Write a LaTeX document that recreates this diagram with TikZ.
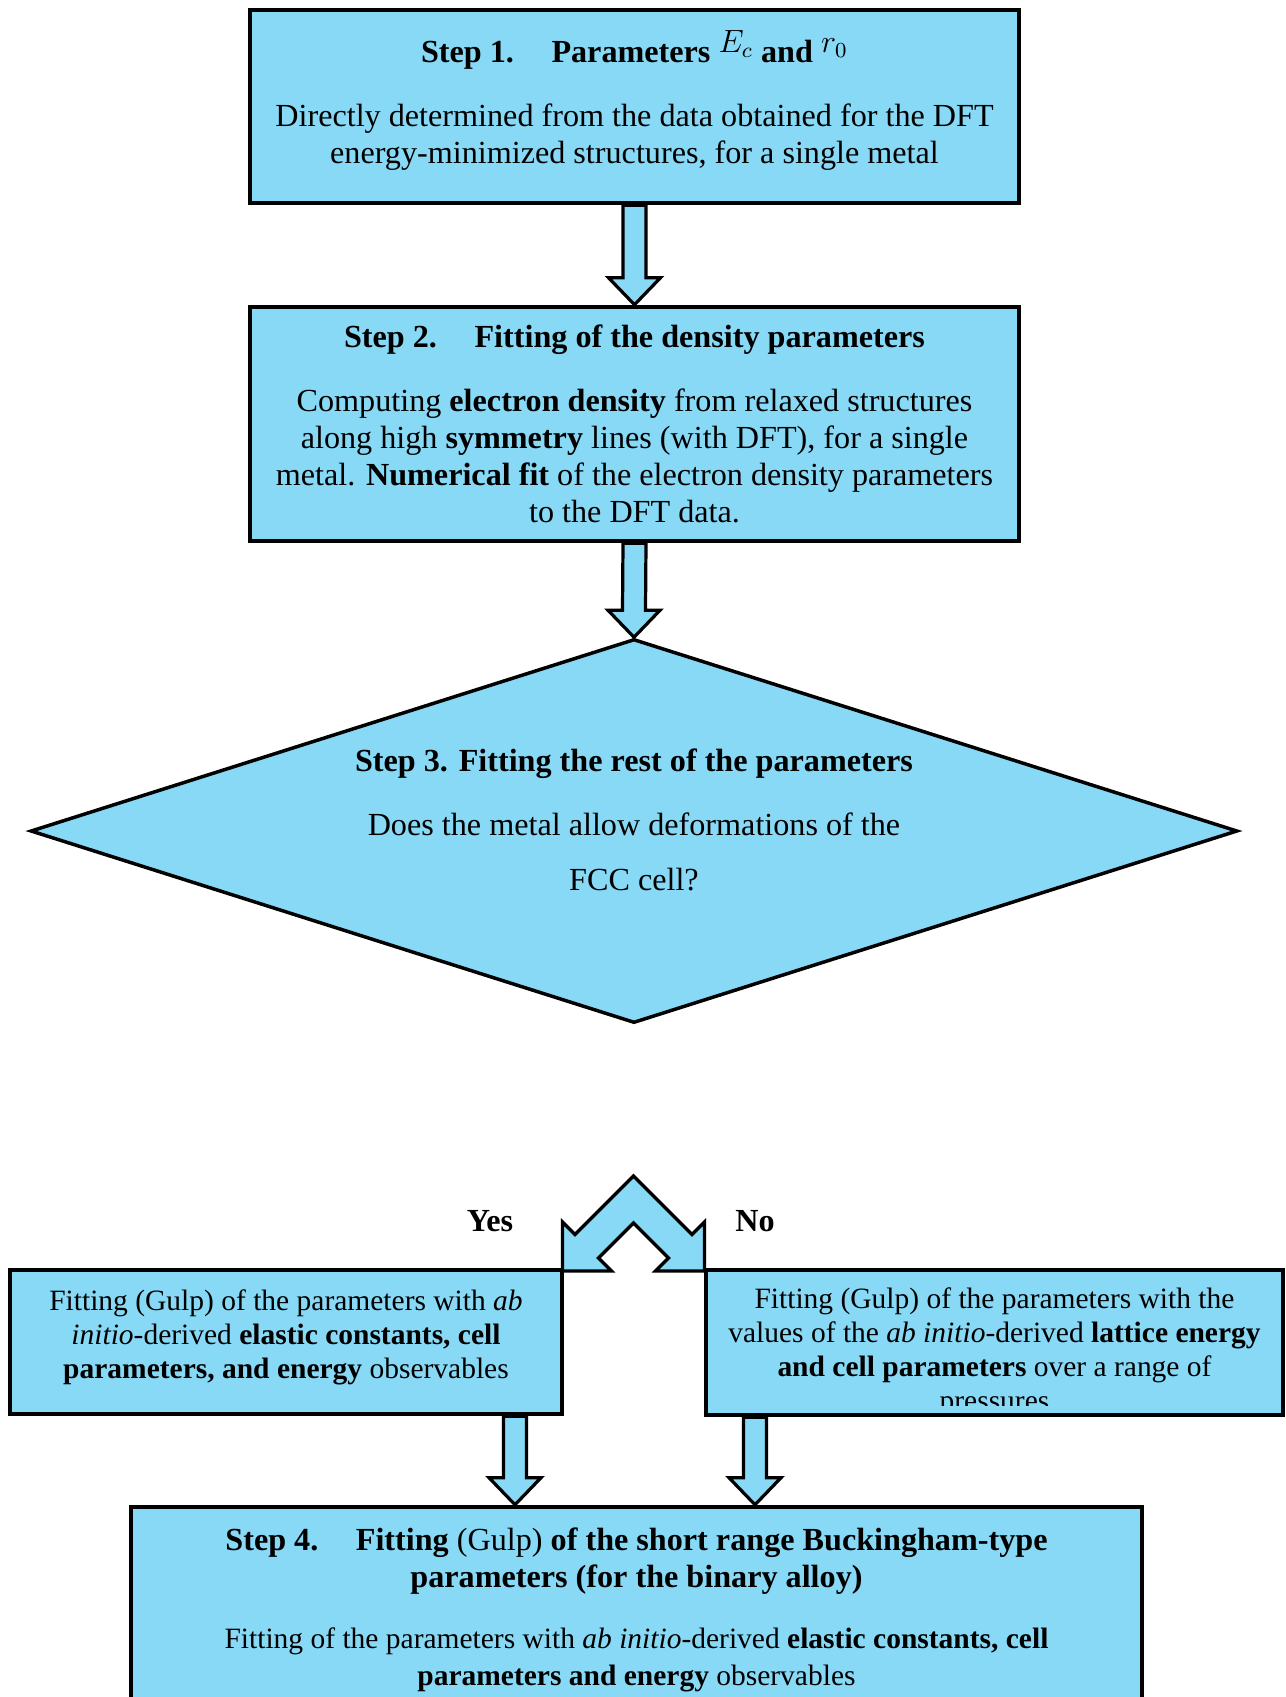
\documentclass[tikz,border=0pt]{standalone}
\usepackage{fontspec}
\setmainfont{Liberation Serif}
\usetikzlibrary{shapes.geometric,calc}

\newcommand{\pxu}{0.373pt}
\definecolor{stepblue}{RGB}{135,217,246}

\tikzstyle{stage box}=[draw,line width=1.7pt,fill=stepblue,inner sep=0pt,align=center,font=\fontsize{12}{13.8}\selectfont]
\tikzstyle{decision}=[diamond,draw,line width=1.3pt,fill=stepblue,inner sep=0pt]
\tikzstyle{stage text}=[align=center,inner sep=0pt,font=\fontsize{12}{13.8}\selectfont]
\tikzstyle{branch text}=[align=center,inner sep=0pt,font=\fontsize{11}{12.7}\selectfont]
\tikzstyle{answer}=[inner sep=0pt,font=\bfseries\fontsize{12}{13.8}\selectfont]
\tikzstyle{block arrow}=[draw,line width=1.2pt,fill=stepblue,line join=miter]

% hollow block arrow pointing down, from #1 to the tip #2
\newcommand{\blockdown}[2]{%
  \path[block arrow] ($(#1)+(-11.5,0)$) -- ($(#2)+(-11.5,-27)$) -- ($(#2)+(-26,-27)$) -- (#2)
    -- ($(#2)+(26,-27)$) -- ($(#2)+(11.5,-27)$) -- ($(#1)+(11.5,0)$) -- cycle;}
% raised symbol next to a title
\newcommand{\upsym}[1]{\raisebox{3.5pt}[0pt][0pt]{\large$#1$}}

\begin{document}
\begin{tikzpicture}[x=0.373pt,y=-0.373pt]
    \useasboundingbox (0,0) rectangle (1285,1697);
    \clip (0,0) rectangle (1285,1697);
    % Draw the steps
    \node[stage box, minimum width=769*\pxu, minimum height=193*\pxu] (stepone) at (634.5,106.5) {};
    \node[stage text] (steponetext) at (634.5,105)
      {\textbf{Step 1.}\hspace{14pt}\textbf{Parameters }\upsym{E_c}\textbf{ and }\upsym{r_0}\\[10pt]
       Directly determined from the data obtained for the DFT\\
       energy-minimized structures, for a single metal};
    \node[stage box, minimum width=769*\pxu, minimum height=234*\pxu] (steptwo) at (634.5,424)
      {\textbf{Step 2.}\hspace{14pt}\textbf{Fitting of the density parameters}\\[10pt]
       Computing \textbf{electron density} from relaxed structures\\
       along high \textbf{symmetry} lines (with DFT), for a single\\
       metal. \textbf{Numerical fit} of the electron density parameters\\
       to the DFT data.};
    \node[decision, minimum width=1207*\pxu, minimum height=384*\pxu] (stepthree) at (634,831) {};
    \node[stage text] (stepthreetext) at (634,820)
      {\textbf{Step 3. Fitting the rest of the parameters}\\[10pt]
       Does the metal allow deformations of the\\[7pt]
       FCC cell?};
    % Second the two branches
    \node[stage box, minimum width=552*\pxu, minimum height=144*\pxu] (yesbox) at (286,1342) {};
    \node[branch text] (yestext) at (286,1337)
      {Fitting (Gulp) of the parameters with \textit{ab}\\
       \textit{initio}-derived \textbf{elastic constants, cell}\\
       \textbf{parameters, and energy} observables};
    \node[stage box, minimum width=577*\pxu, minimum height=145*\pxu] (nobox) at (994.5,1342.5) {};
    \begin{scope}
      \clip ($(nobox.south west)+(4,-12)$) rectangle ($(nobox.north east)+(-4,4)$);
      \node[branch text] (notext) at (994.5,1352)
        {Fitting (Gulp) of the parameters with the\\
         values of the \textit{ab initio}-derived \textbf{lattice energy}\\
         \textbf{and cell parameters} over a range of\\
         pressures};
    \end{scope}
    \node[answer] (yes) at (490,1221) {Yes};
    \node[answer] (no) at (755,1221) {No};
    \node[stage box, minimum width=1011*\pxu, minimum height=233*\pxu] (stepfour) at (636.5,1623.5) {};
    \node[stage text] (stepfourtext) at (636.5,1610)
      {\textbf{Step 4.}\hspace{14pt}\textbf{Fitting} (Gulp) \textbf{of the short range Buckingham-type}\\
       \textbf{parameters (for the binary alloy)}\\[9pt]
       {\fontsize{11}{12.7}\selectfont Fitting of the parameters with \textit{ab initio}-derived \textbf{elastic constants, cell}}\\
       {\fontsize{11}{12.7}\selectfont\textbf{parameters and energy} observables}};
    % Connect the steps with block arrows
    \foreach \src/\dst in {stepone.south/steptwo.north, steptwo.south/stepthree.north}
      \blockdown{\src}{\dst};
    \coordinate (fork) at (633.5,1176);
    \draw[block arrow, shift={(fork)}] (0,0) -- (58.5,58.5) -- (71,46) -- (71,95) -- (22,95) -- (35,82)
      -- (0,47) -- (-35,82) -- (-22,95) -- (-71,95) -- (-71,46) -- (-58.5,58.5) -- cycle;
    \coordinate (yestip) at ($(stepfour.north)+(-121.5,0)$);
    \coordinate (notip) at ($(stepfour.north)+(118.5,0)$);
    \blockdown{yesbox.south -| yestip}{yestip};
    \blockdown{nobox.south -| notip}{notip};
\end{tikzpicture}
\end{document}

-------

Task statement » Copy out all of the material exactly as written, without its pictures.

Solution to this exercise »
Write a LaTeX document that recreates this diagram with TikZ.
\documentclass[tikz,border=0pt]{standalone}
\usepackage{fontspec}
\setmainfont{Liberation Serif}
\usetikzlibrary{shapes.geometric,calc}

\newcommand{\pxu}{0.373pt}
\definecolor{stepblue}{RGB}{135,217,246}

\tikzstyle{stage box}=[draw,line width=1.7pt,fill=stepblue,inner sep=0pt,align=center,font=\fontsize{12}{13.8}\selectfont]
\tikzstyle{decision}=[diamond,draw,line width=1.3pt,fill=stepblue,inner sep=0pt]
\tikzstyle{stage text}=[align=center,inner sep=0pt,font=\fontsize{12}{13.8}\selectfont]
\tikzstyle{branch text}=[align=center,inner sep=0pt,font=\fontsize{11}{12.7}\selectfont]
\tikzstyle{answer}=[inner sep=0pt,font=\bfseries\fontsize{12}{13.8}\selectfont]
\tikzstyle{block arrow}=[draw,line width=1.2pt,fill=stepblue,line join=miter]

% hollow block arrow pointing down, from #1 to the tip #2
\newcommand{\blockdown}[2]{%
  \path[block arrow] ($(#1)+(-11.5,0)$) -- ($(#2)+(-11.5,-27)$) -- ($(#2)+(-26,-27)$) -- (#2)
    -- ($(#2)+(26,-27)$) -- ($(#2)+(11.5,-27)$) -- ($(#1)+(11.5,0)$) -- cycle;}
% raised symbol next to a title
\newcommand{\upsym}[1]{\raisebox{3.5pt}[0pt][0pt]{\large$#1$}}

\begin{document}
\begin{tikzpicture}[x=0.373pt,y=-0.373pt]
    \useasboundingbox (0,0) rectangle (1285,1697);
    \clip (0,0) rectangle (1285,1697);
    % Draw the steps
    \node[stage box, minimum width=769*\pxu, minimum height=193*\pxu] (stepone) at (634.5,106.5) {};
    \node[stage text] (steponetext) at (634.5,105)
      {\textbf{Step 1.}\hspace{14pt}\textbf{Parameters }\upsym{E_c}\textbf{ and }\upsym{r_0}\\[10pt]
       Directly determined from the data obtained for the DFT\\
       energy-minimized structures, for a single metal};
    \node[stage box, minimum width=769*\pxu, minimum height=234*\pxu] (steptwo) at (634.5,424)
      {\textbf{Step 2.}\hspace{14pt}\textbf{Fitting of the density parameters}\\[10pt]
       Computing \textbf{electron density} from relaxed structures\\
       along high \textbf{symmetry} lines (with DFT), for a single\\
       metal. \textbf{Numerical fit} of the electron density parameters\\
       to the DFT data.};
    \node[decision, minimum width=1207*\pxu, minimum height=384*\pxu] (stepthree) at (634,831) {};
    \node[stage text] (stepthreetext) at (634,820)
      {\textbf{Step 3. Fitting the rest of the parameters}\\[10pt]
       Does the metal allow deformations of the\\[7pt]
       FCC cell?};
    % Second the two branches
    \node[stage box, minimum width=552*\pxu, minimum height=144*\pxu] (yesbox) at (286,1342) {};
    \node[branch text] (yestext) at (286,1337)
      {Fitting (Gulp) of the parameters with \textit{ab}\\
       \textit{initio}-derived \textbf{elastic constants, cell}\\
       \textbf{parameters, and energy} observables};
    \node[stage box, minimum width=577*\pxu, minimum height=145*\pxu] (nobox) at (994.5,1342.5) {};
    \begin{scope}
      \clip ($(nobox.south west)+(4,-12)$) rectangle ($(nobox.north east)+(-4,4)$);
      \node[branch text] (notext) at (994.5,1352)
        {Fitting (Gulp) of the parameters with the\\
         values of the \textit{ab initio}-derived \textbf{lattice energy}\\
         \textbf{and cell parameters} over a range of\\
         pressures};
    \end{scope}
    \node[answer] (yes) at (490,1221) {Yes};
    \node[answer] (no) at (755,1221) {No};
    \node[stage box, minimum width=1011*\pxu, minimum height=233*\pxu] (stepfour) at (636.5,1623.5) {};
    \node[stage text] (stepfourtext) at (636.5,1610)
      {\textbf{Step 4.}\hspace{14pt}\textbf{Fitting} (Gulp) \textbf{of the short range Buckingham-type}\\
       \textbf{parameters (for the binary alloy)}\\[9pt]
       {\fontsize{11}{12.7}\selectfont Fitting of the parameters with \textit{ab initio}-derived \textbf{elastic constants, cell}}\\
       {\fontsize{11}{12.7}\selectfont\textbf{parameters and energy} observables}};
    % Connect the steps with block arrows
    \foreach \src/\dst in {stepone.south/steptwo.north, steptwo.south/stepthree.north}
      \blockdown{\src}{\dst};
    \coordinate (fork) at (633.5,1176);
    \draw[block arrow, shift={(fork)}] (0,0) -- (58.5,58.5) -- (71,46) -- (71,95) -- (22,95) -- (35,82)
      -- (0,47) -- (-35,82) -- (-22,95) -- (-71,95) -- (-71,46) -- (-58.5,58.5) -- cycle;
    \coordinate (yestip) at ($(stepfour.north)+(-121.5,0)$);
    \coordinate (notip) at ($(stepfour.north)+(118.5,0)$);
    \blockdown{yesbox.south -| yestip}{yestip};
    \blockdown{nobox.south -| notip}{notip};
\end{tikzpicture}
\end{document}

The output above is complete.